Gather all lines in the entries that include the word "this".

Supplied data:
● ● ● ●

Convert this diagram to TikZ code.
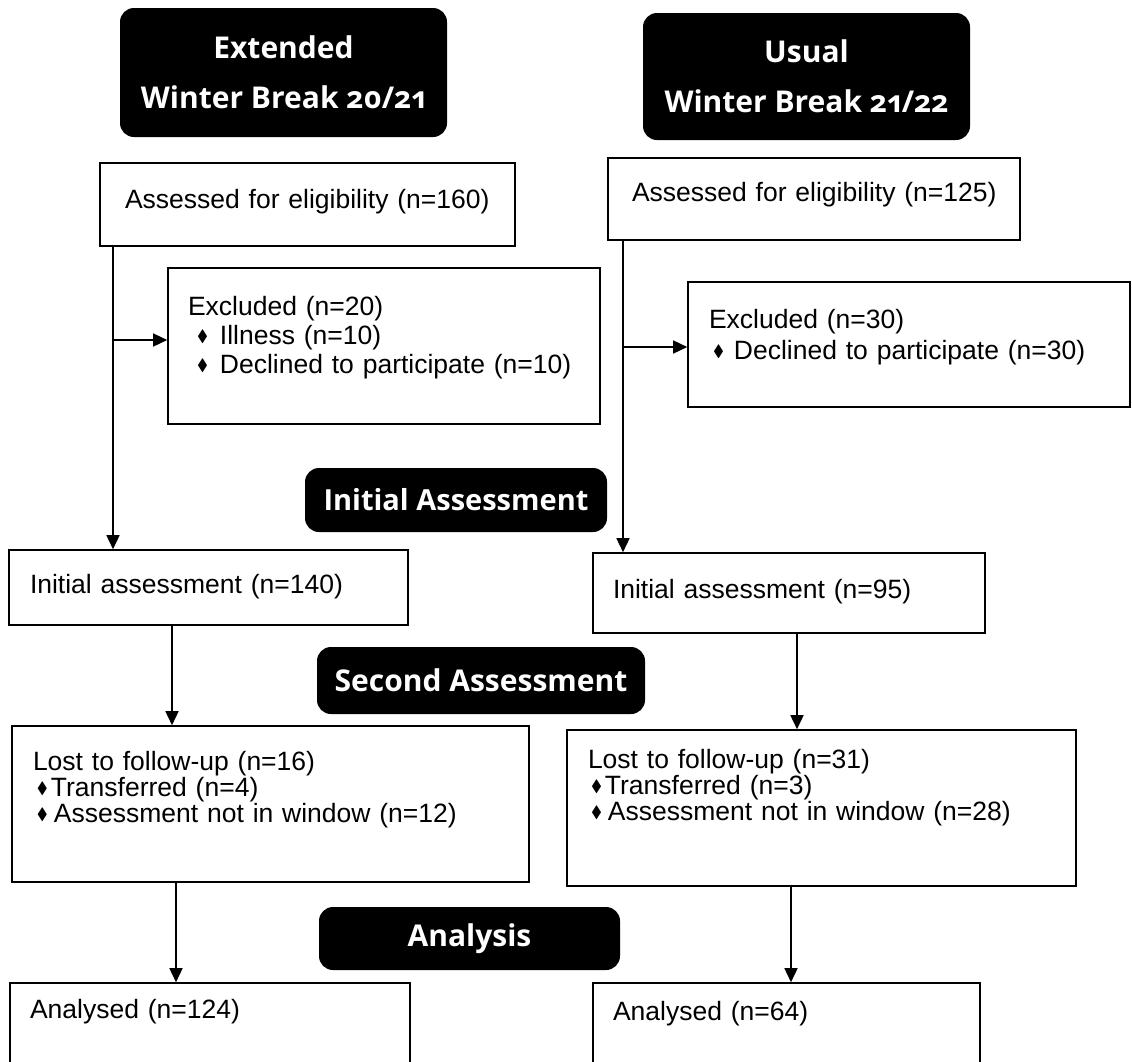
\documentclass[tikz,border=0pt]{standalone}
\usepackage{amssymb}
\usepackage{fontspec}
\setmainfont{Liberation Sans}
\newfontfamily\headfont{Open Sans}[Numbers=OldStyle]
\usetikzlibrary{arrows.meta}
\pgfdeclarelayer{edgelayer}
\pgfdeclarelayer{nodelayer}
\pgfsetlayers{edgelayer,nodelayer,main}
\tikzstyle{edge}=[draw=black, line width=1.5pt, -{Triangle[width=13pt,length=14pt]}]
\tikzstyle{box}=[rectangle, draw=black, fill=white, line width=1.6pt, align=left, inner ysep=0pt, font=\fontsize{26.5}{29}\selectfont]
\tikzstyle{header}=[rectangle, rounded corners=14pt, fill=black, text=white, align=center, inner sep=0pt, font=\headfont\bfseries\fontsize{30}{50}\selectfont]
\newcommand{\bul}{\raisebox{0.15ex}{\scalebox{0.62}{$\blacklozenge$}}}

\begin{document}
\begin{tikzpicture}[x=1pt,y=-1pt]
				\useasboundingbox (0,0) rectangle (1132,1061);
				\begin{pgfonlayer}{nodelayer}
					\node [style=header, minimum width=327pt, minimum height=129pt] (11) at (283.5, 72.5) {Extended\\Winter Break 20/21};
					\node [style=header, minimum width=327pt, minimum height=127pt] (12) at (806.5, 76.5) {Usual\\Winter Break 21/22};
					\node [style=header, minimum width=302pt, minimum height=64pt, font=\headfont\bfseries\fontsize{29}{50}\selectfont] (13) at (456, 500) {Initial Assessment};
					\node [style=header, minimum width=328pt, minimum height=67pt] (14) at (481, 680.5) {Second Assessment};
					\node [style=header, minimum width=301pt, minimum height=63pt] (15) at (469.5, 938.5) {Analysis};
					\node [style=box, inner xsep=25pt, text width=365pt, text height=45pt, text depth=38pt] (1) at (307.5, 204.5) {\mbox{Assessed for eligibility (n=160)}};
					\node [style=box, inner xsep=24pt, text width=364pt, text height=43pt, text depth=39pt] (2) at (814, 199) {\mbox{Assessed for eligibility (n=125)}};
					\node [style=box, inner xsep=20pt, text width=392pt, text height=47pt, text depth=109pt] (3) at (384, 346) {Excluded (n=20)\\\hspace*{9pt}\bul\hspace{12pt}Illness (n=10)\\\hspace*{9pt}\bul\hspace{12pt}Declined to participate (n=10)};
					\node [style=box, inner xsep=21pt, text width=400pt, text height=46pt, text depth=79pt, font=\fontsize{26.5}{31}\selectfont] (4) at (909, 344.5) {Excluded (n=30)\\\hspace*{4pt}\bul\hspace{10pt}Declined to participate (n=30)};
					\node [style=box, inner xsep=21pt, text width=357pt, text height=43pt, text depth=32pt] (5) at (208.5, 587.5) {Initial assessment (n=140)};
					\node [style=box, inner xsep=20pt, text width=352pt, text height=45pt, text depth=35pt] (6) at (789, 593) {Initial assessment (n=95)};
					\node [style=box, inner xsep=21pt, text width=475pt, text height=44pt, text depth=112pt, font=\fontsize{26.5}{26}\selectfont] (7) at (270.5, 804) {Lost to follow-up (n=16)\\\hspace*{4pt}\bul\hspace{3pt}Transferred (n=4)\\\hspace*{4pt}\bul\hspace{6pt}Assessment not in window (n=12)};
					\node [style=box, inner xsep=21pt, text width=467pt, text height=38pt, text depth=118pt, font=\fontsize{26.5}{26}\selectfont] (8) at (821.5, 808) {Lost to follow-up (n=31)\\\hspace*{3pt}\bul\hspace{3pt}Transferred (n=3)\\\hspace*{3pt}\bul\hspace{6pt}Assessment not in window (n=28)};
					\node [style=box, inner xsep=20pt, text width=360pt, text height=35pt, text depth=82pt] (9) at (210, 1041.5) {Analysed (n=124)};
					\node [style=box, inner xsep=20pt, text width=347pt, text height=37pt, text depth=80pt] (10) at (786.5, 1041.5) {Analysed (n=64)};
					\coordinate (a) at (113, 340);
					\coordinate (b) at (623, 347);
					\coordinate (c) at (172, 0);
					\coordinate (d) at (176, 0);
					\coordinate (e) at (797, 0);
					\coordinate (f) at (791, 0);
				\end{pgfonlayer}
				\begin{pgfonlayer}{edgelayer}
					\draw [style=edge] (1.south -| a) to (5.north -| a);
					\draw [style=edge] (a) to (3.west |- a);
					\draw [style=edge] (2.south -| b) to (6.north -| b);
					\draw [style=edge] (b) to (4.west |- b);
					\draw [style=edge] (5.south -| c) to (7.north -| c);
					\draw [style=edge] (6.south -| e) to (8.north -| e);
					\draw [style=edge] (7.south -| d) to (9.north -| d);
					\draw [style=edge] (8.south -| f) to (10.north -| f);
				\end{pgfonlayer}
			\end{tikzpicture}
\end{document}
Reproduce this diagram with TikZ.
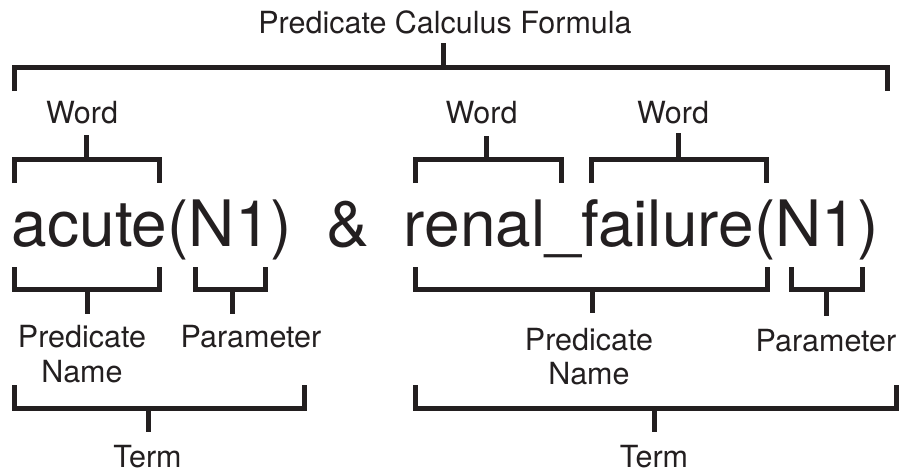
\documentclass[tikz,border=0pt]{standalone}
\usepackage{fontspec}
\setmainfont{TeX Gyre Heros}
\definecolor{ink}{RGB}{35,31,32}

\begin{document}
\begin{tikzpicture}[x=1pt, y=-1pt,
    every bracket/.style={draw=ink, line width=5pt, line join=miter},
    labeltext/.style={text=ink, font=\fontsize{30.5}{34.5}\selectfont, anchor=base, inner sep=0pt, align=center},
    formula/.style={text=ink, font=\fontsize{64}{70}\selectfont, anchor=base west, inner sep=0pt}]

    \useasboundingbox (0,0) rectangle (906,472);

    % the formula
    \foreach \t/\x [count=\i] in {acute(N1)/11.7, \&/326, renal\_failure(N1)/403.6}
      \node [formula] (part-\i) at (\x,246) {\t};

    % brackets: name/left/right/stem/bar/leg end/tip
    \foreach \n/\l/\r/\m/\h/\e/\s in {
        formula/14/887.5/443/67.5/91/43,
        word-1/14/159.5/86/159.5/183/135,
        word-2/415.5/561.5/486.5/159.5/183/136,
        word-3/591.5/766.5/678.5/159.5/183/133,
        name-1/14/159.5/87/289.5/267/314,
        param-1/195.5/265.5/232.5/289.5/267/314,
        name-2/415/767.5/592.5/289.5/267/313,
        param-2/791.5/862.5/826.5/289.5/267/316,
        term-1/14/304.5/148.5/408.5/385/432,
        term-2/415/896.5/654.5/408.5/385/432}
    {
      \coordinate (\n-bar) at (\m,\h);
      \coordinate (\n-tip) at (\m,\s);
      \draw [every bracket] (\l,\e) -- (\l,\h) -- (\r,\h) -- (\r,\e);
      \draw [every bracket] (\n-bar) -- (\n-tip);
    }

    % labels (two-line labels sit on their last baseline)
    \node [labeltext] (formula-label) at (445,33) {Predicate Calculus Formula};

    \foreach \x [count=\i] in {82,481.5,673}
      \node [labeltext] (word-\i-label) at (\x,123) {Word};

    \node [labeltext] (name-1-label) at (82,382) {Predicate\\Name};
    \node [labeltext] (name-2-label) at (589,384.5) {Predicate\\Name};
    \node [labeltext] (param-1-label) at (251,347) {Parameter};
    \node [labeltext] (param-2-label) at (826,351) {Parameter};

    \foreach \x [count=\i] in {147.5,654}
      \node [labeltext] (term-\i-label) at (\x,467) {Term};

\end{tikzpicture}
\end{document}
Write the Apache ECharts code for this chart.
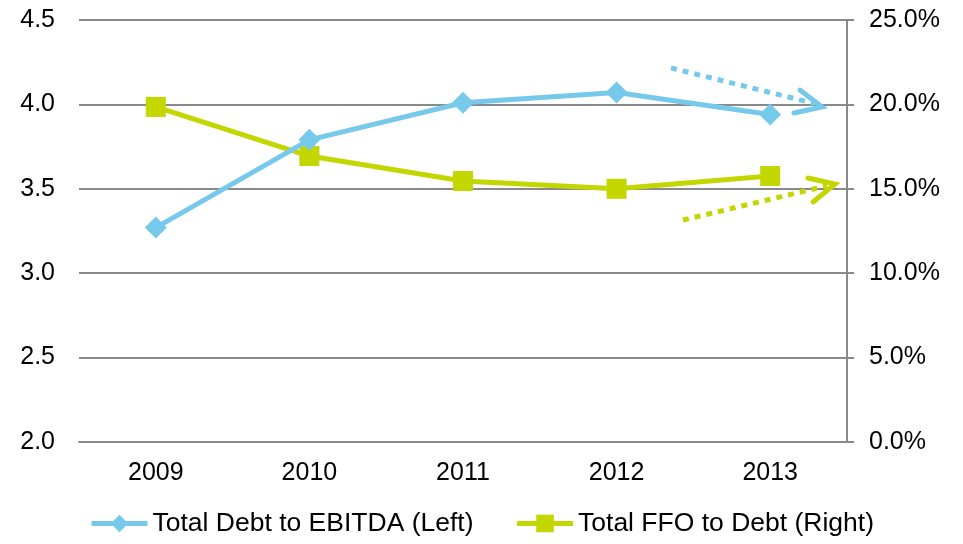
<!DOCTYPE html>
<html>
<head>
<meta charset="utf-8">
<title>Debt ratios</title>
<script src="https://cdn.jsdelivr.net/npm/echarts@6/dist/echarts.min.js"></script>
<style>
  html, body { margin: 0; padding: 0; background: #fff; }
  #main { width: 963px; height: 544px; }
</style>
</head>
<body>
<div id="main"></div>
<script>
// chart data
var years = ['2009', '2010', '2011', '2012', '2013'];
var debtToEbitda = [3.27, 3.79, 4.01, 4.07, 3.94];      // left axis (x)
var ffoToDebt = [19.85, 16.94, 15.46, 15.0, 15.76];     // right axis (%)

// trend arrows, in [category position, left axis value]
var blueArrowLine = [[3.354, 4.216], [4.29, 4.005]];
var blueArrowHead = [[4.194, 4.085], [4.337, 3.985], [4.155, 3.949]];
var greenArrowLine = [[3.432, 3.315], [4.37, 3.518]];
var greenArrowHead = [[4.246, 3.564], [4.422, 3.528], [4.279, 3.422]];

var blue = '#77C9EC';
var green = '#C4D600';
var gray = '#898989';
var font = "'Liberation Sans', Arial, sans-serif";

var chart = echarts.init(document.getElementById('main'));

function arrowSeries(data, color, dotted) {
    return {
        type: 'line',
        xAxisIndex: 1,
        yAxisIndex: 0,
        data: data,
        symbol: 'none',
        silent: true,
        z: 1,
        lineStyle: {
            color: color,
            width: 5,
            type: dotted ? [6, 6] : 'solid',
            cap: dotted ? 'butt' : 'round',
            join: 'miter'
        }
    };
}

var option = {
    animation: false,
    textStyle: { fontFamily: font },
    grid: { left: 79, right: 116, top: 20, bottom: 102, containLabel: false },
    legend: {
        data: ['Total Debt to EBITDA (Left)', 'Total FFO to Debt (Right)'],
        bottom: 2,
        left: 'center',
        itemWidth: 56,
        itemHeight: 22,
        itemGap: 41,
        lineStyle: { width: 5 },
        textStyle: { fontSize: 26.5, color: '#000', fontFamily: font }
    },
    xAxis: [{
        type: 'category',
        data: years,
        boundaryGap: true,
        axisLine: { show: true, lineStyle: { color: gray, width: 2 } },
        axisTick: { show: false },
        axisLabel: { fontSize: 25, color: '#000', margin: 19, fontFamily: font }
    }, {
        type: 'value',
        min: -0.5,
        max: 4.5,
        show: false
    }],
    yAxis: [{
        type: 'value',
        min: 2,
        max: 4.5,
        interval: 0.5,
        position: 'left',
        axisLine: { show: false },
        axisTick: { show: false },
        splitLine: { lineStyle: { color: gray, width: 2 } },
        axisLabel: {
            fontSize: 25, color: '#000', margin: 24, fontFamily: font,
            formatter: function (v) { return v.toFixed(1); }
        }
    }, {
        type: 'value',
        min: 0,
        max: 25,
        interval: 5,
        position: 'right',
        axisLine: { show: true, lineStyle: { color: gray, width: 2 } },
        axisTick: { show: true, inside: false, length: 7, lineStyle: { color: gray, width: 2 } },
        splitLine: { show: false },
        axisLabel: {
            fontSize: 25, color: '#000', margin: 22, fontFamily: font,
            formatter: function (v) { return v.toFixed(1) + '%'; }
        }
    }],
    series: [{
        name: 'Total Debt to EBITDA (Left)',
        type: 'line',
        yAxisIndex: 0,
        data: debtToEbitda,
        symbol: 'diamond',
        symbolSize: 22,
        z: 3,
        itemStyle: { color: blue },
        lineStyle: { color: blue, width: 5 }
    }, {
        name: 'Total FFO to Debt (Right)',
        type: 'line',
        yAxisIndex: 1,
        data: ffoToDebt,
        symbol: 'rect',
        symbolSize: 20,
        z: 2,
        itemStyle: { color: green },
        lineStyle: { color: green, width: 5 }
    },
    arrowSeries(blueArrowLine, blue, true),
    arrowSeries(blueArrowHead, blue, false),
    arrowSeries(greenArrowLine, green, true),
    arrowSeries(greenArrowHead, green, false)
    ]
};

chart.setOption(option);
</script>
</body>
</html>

● ● ● ●

Solved exercise:
Convert this diagram to TikZ code.
Reproduce this diagram with TikZ.
Write the Apache ECharts code for this chart.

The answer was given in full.